Logisch principe van mentale zorg
Mentale zorg vraagt dus een geëigende opleiding met vakken uit zowel de exacte als de humane wetenschappen. In het ontwerp wordt expliciet verwezen naar het ‘evidence based model’ (EBM) voor de opleiding. Het zou rampzalig zijn om dit model, afkomstig uit de geneeskunde, als belangrijkste referent te beschouwen. Inderdaad, het EBM gaat regelrecht in tegen het logische principe zelf van mentale zorg: EBM richtlijnen worden bekomen door statistisch de rol van de particulariteiten van patiënt en clinicus weg te werken, om zo diagnose en therapie rechtstreeks te koppelen, los van de therapeutische verhouding. Dit heeft misschien enige zin in de geneeskunde, maar wat het mentale betreft voert EBM kind en badwater gelijk af.
Omdat psy-professionelen met hun relationele vaardigheden te werk gaan, mag het menswetenschappelijk luik van de opleiding niet gewoon franje zijn. Het hoort deel uit te maken van haar specificiteit: als geen andere opleiding, beweegt psychologie zich op een snijvlak tussen een exact- en een humaanwetenschappelijk model, en moet ze daar een delicate evenwichtsoefening uitvoeren.
Eenzijdig exactwetenschappelijk optimisme
Artsen verliezen soms patiënten omdat ze een infectie over het hoofd zien; psy-clinici maken niet zelden hun patiënten zieker door ze op te zadelen met stigmatiserende kwalificaties, omdat ze hun relationele impact niet inschatten. Dat zijn dingen die je moet leren, en dat ressorteert onder ethiek, niet onder kennis over ziektebeelden; daarenboven is een stuk eigen psychotherapie hoogst aangewezen. Het wezenlijke belang van deze menswetenschappelijke ethische dimensie wordt nu in de meeste academische opleidingen grof onderschat ten voordele van een eenzijdig exactwetenschappelijk optimisme, waar ook dit wetsontwerp zich aan bezondigt.
In die zin is het feit dat in het ontwerp de beroepsrechten van de arts algeheel dezelfde zijn als die van de psycholoog zeer vraagwekkend: zo wordt nu expliciet bevestigd dat artsen, zonder enige bijkomende vorming, klinische psychologie mogen uitoefenen.
Wel is het verheugend dat voor terugbetaling niet het diagnose-behandelcombinatie-model uit de geneeskunde zou gevolgd worden. Dit model schrijft voor hoeveel consulten terugbetaald worden per diagnose, bvb. voor een burn-out dan wel een depressie. Niet enkel wordt de wetenschappelijke geldigheid van mentale diagnoses breed in vraag gesteld, daarnaast weet men, op basis van studies, dat het toekennen van zo’n diagnose tenslotte leidt tot meer ontreddering dan wel tot herstel. Dat we het officialiseren van de diagnostische stap hebben kunnen vermijden is zeer waardevol.

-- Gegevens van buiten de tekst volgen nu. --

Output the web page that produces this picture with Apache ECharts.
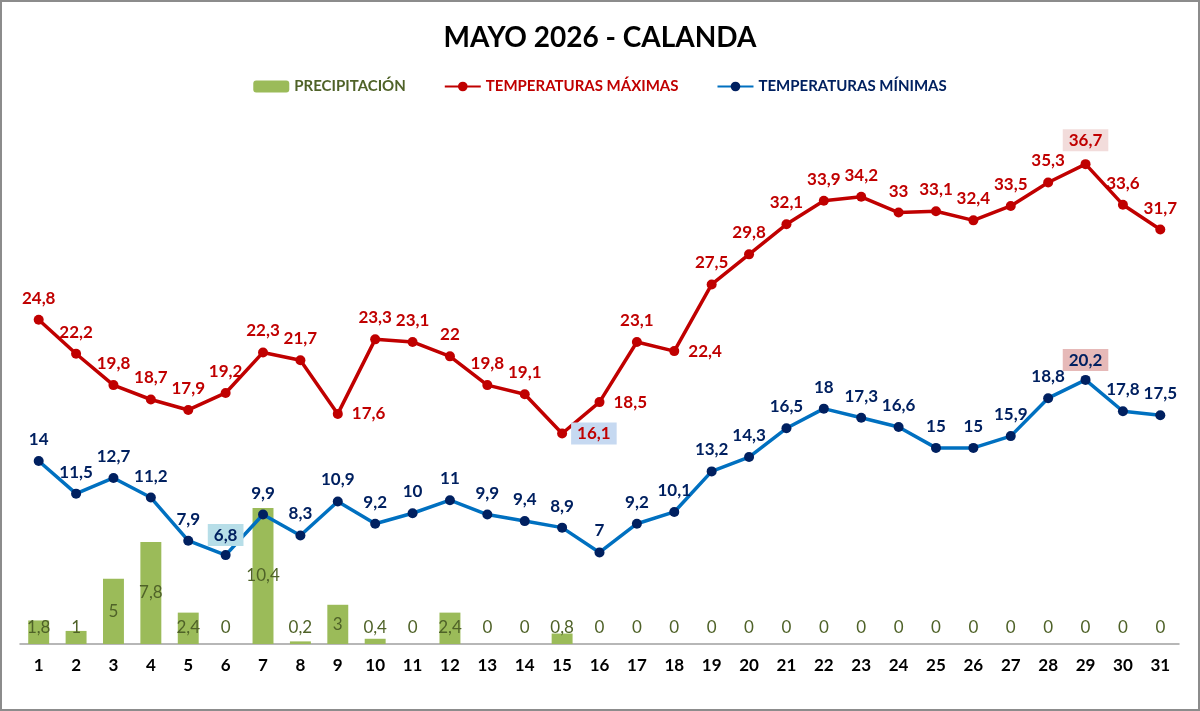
<!DOCTYPE html>
<html>
<head>
<meta charset="utf-8">
<script src="https://cdn.jsdelivr.net/npm/echarts@6/dist/echarts.min.js"></script>
<style>
  html, body { margin: 0; padding: 0; background: #fff; }
  #chart { width: 1200px; height: 711px; box-sizing: border-box; border: 2px solid #8c8c8c; }
</style>
</head>
<body>
<div id="chart"></div>
<script>
  const dias = ['1', '2', '3', '4', '5', '6', '7', '8', '9', '10', '11', '12', '13', '14', '15', '16',
    '17', '18', '19', '20', '21', '22', '23', '24', '25', '26', '27', '28', '29', '30', '31']
  const precipitacion = [1.8, 1, 5, 7.8, 2.4, 0, 10.4, 0.2, 3, 0.4, 0, 2.4, 0, 0, 0.8, 0,
    0, 0, 0, 0, 0, 0, 0, 0, 0, 0, 0, 0, 0, 0, 0]
  const tempMax = [24.8, 22.2, 19.8, 18.7, 17.9, 19.2, 22.3, 21.7, 17.6, 23.3, 23.1, 22, 19.8, 19.1, 16.1, 18.5,
    23.1, 22.4, 27.5, 29.8, 32.1, 33.9, 34.2, 33, 33.1, 32.4, 33.5, 35.3, 36.7, 33.6, 31.7]
  const tempMin = [14, 11.5, 12.7, 11.2, 7.9, 6.8, 9.9, 8.3, 10.9, 9.2, 10, 11, 9.9, 9.4, 8.9, 7,
    9.2, 10.1, 13.2, 14.3, 16.5, 18, 17.3, 16.6, 15, 15, 15.9, 18.8, 20.2, 17.8, 17.5]

  const FONT = 'Lato'
  const coma = p => String(p.value).replace('.', ',')

  // label placement / highlight tweaks (by day index)
  const maxDerecha = [8, 14, 15, 17]
  const maxResalte = { 14: '#c6d9f1', 28: '#f2dcdb' }
  const minResalte = { 5: '#b7dee8', 28: '#e6b9b8' }

  const dataMax = tempMax.map((v, i) => {
    const item = { value: v }
    const lab = {}
    if (maxDerecha.includes(i)) { lab.position = 'right'; lab.distance = 9 }
    if (maxResalte[i]) { lab.backgroundColor = maxResalte[i]; lab.padding = [3, 6, 2, 6] }
    if (maxResalte[i] && maxDerecha.includes(i)) lab.distance = 4
    if (Object.keys(lab).length) item.label = lab
    return item
  })
  const dataMin = tempMin.map((v, i) => {
    const item = { value: v }
    if (minResalte[i]) item.label = { backgroundColor: minResalte[i], padding: [3, 6, 2, 6], distance: 4 }
    return item
  })
  const dataPrec = precipitacion.map(v => {
    const item = { value: v }
    if (v * 13.07 / 2 < 18) item.label = { position: 'insideBottom', distance: 8 }
    return item
  })

  const chart = echarts.init(document.getElementById('chart'))
  chart.setOption({
    animation: false,
    textStyle: { fontFamily: FONT },
    title: {
      text: 'MAYO 2026 - CALANDA',
      left: 'center',
      top: 17,
      textStyle: { fontFamily: FONT, fontSize: 28, fontWeight: 'bold', color: '#000' }
    },
    legend: {
      top: 72,
      left: 'center',
      itemWidth: 36,
      itemHeight: 12,
      itemGap: 38,
      textStyle: { fontFamily: FONT, fontSize: 15, fontWeight: 'bold' },
      data: [
        { name: 'PRECIPITACIÓN', textStyle: { color: '#4f6228' } },
        { name: 'TEMPERATURAS MÁXIMAS', textStyle: { color: '#c00000' } },
        { name: 'TEMPERATURAS MÍNIMAS', textStyle: { color: '#002060' } }
      ]
    },
    grid: { left: 18, right: 19, top: 119, bottom: 65 },
    xAxis: {
      type: 'category',
      data: dias,
      axisLine: { lineStyle: { color: '#a0a0a0', width: 1.5 } },
      axisTick: { show: false },
      axisLabel: { color: '#000', fontFamily: FONT, fontSize: 17, fontWeight: 'bold', margin: 13 }
    },
    yAxis: {
      type: 'value',
      min: 0,
      max: 40,
      show: false,
      splitLine: { show: false }
    },
    series: [
      {
        name: 'PRECIPITACIÓN',
        type: 'bar',
        barWidth: '56%',
        data: dataPrec,
        itemStyle: { color: '#9bbb59' },
        label: {
          show: true,
          position: 'inside',
          formatter: coma,
          color: '#4f6228',
          fontFamily: FONT,
          fontSize: 17
        },
        z: 1
      },
      {
        name: 'TEMPERATURAS MÁXIMAS',
        type: 'line',
        data: dataMax,
        symbol: 'circle',
        symbolSize: 10,
        lineStyle: { color: '#c00000', width: 3.5 },
        itemStyle: { color: '#c00000' },
        label: {
          show: true,
          position: 'top',
          distance: 8,
          formatter: coma,
          color: '#c00000',
          fontFamily: FONT,
          fontSize: 17,
          fontWeight: 'bold'
        },
        z: 3
      },
      {
        name: 'TEMPERATURAS MÍNIMAS',
        type: 'line',
        data: dataMin,
        symbol: 'circle',
        symbolSize: 10,
        lineStyle: { color: '#0070c0', width: 3.5 },
        itemStyle: { color: '#002060' },
        label: {
          show: true,
          position: 'top',
          distance: 8,
          formatter: coma,
          color: '#002060',
          fontFamily: FONT,
          fontSize: 17,
          fontWeight: 'bold'
        },
        z: 3
      }
    ]
  })
</script>
</body>
</html>
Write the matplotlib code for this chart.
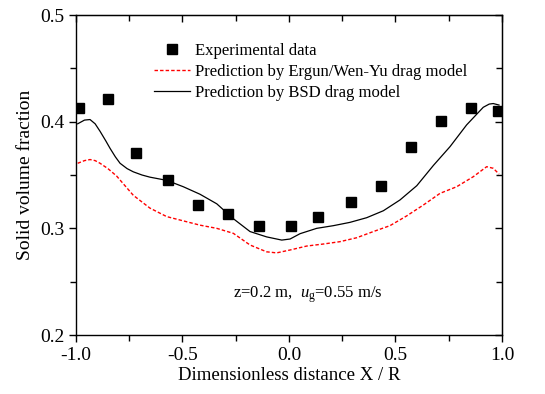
import matplotlib
matplotlib.use("Agg")
import matplotlib.pyplot as plt
from matplotlib.ticker import MultipleLocator, NullFormatter

plt.rcParams['font.family'] = ['Liberation Serif', 'DejaVu Serif']
plt.rcParams['mathtext.fontset'] = 'custom'
plt.rcParams['mathtext.rm'] = 'Liberation Serif'
plt.rcParams['mathtext.it'] = 'Liberation Serif:italic'
plt.rcParams['axes.unicode_minus'] = False

# experimental data
exp_x = [-0.984, -0.851, -0.720, -0.570, -0.429, -0.288, -0.139, 0.009,
         0.138, 0.289, 0.432, 0.574, 0.714, 0.854, 0.983]
exp_y = [0.413, 0.421, 0.371, 0.345, 0.322, 0.313, 0.302, 0.302,
         0.311, 0.325, 0.340, 0.376, 0.401, 0.4125, 0.410]

# BSD drag model
bsd_x = [-0.992, -0.960, -0.934, -0.910, -0.887, -0.860, -0.840, -0.815,
         -0.793, -0.760, -0.731, -0.690, -0.653, -0.574,
         -0.496, -0.418, -0.339, -0.261, -0.183, -0.105, -0.034, 0.005,
         0.052, 0.130, 0.208, 0.286, 0.365, 0.443, 0.521, 0.600, 0.678,
         0.756, 0.834, 0.912, 0.940, 0.959, 0.986]
bsd_y = [0.398, 0.4015, 0.402, 0.398, 0.391, 0.382, 0.375, 0.367,
         0.361, 0.356, 0.353, 0.350, 0.348, 0.345,
         0.339, 0.332, 0.323, 0.309, 0.297, 0.292, 0.289, 0.290,
         0.295, 0.300, 0.3025, 0.3056, 0.310, 0.3165, 0.3266, 0.340, 0.359,
         0.3766, 0.397, 0.4135, 0.4165, 0.417, 0.4156]

# Ergun/Wen-Yu drag model
ew_x = [-0.992, -0.960, -0.934, -0.910, -0.887, -0.850, -0.809, -0.770,
        -0.731, -0.653, -0.574, -0.496,
        -0.418, -0.339, -0.261, -0.183, -0.105, -0.058, 0.005, 0.083,
        0.161, 0.239, 0.318, 0.396, 0.474, 0.552, 0.631, 0.709, 0.787,
        0.865, 0.928, 0.959, 0.986]
ew_y = [0.361, 0.3635, 0.3645, 0.3635, 0.361, 0.356, 0.349, 0.340,
        0.331, 0.319, 0.311, 0.307,
        0.303, 0.300, 0.2953, 0.2844, 0.278, 0.277, 0.2797, 0.2834,
        0.2853, 0.2875, 0.2912, 0.297, 0.3025, 0.3116, 0.3219, 0.3328, 0.339,
        0.3484, 0.3578, 0.3563, 0.3509]

fig = plt.figure(figsize=(5.45, 3.94), dpi=100)
ax = fig.add_axes([0.1394, 0.1497, 0.7817, 0.8122])

ax.plot(exp_x, exp_y, 's', color='black', markersize=7, label='Experimental data')
ax.plot(ew_x, ew_y, '--', color='red', lw=1.0, dashes=(2.5, 1.5),
        label='Prediction by Ergun/Wen-Yu drag model')
ax.plot(bsd_x, bsd_y, '-', color='black', lw=0.9, label='Prediction by BSD drag model')

ax.set_xlim(-1.0, 1.0)
ax.set_ylim(0.2, 0.5)
ax.xaxis.set_major_locator(MultipleLocator(0.5))
ax.xaxis.set_minor_locator(MultipleLocator(0.25))
ax.yaxis.set_major_locator(MultipleLocator(0.1))
ax.yaxis.set_minor_locator(MultipleLocator(0.05))
ax.tick_params(which='major', direction='out', length=5, width=1, labelsize=14)
ax.tick_params(which='minor', direction='out', length=4, width=1)

# inward ticks on top and right
for side in ['top', 'right']:
    if side == 'top':
        sec = ax.secondary_xaxis('top')
        sec.xaxis.set_major_locator(MultipleLocator(0.5))
        sec.xaxis.set_minor_locator(MultipleLocator(0.25))
        sec.xaxis.set_major_formatter(NullFormatter())
    else:
        sec = ax.secondary_yaxis('right')
        sec.yaxis.set_major_locator(MultipleLocator(0.1))
        sec.yaxis.set_minor_locator(MultipleLocator(0.05))
        sec.yaxis.set_major_formatter(NullFormatter())
    sec.tick_params(which='major', direction='in', length=5, width=1)
    sec.tick_params(which='minor', direction='in', length=4, width=1)

for sp in ax.spines.values():
    sp.set_linewidth(1.0)

ax.set_xlabel('Dimensionless distance X / R', fontsize=13.5, labelpad=2)
ax.set_ylabel('Solid volume fraction', fontsize=14, labelpad=4)

ax.text(0.09, 0.2347, r'z=0.2 m,  $u_\mathrm{g}$=0.55 m/s', fontsize=12,
        ha='center', va='baseline')

ax.legend(loc='upper left', bbox_to_anchor=(0.164, 0.94), frameon=False,
          fontsize=12, handlelength=2.15, handletextpad=0.3, labelspacing=0.3,
          borderpad=0)

fig.savefig('out.png', dpi=100)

Samengenomen is de bekommernis voor een goede psychische zorg in dit wetsontwerp verheugend, maar een vorm van impliciete hermedicalisering doorheen het ontwerp is dan weer bedreigend voor de logische principes zelf die mentale gezondheidszorg mogelijk maken.
Ariane Bazan is doctor in de Biologie (Gent) en in de Psychologie (Lyon). Ze is hoogleraar klinische psychologie aan de Université Libre de Bruxelles (ULB) en heeft een praktijk als klinisch psychologe.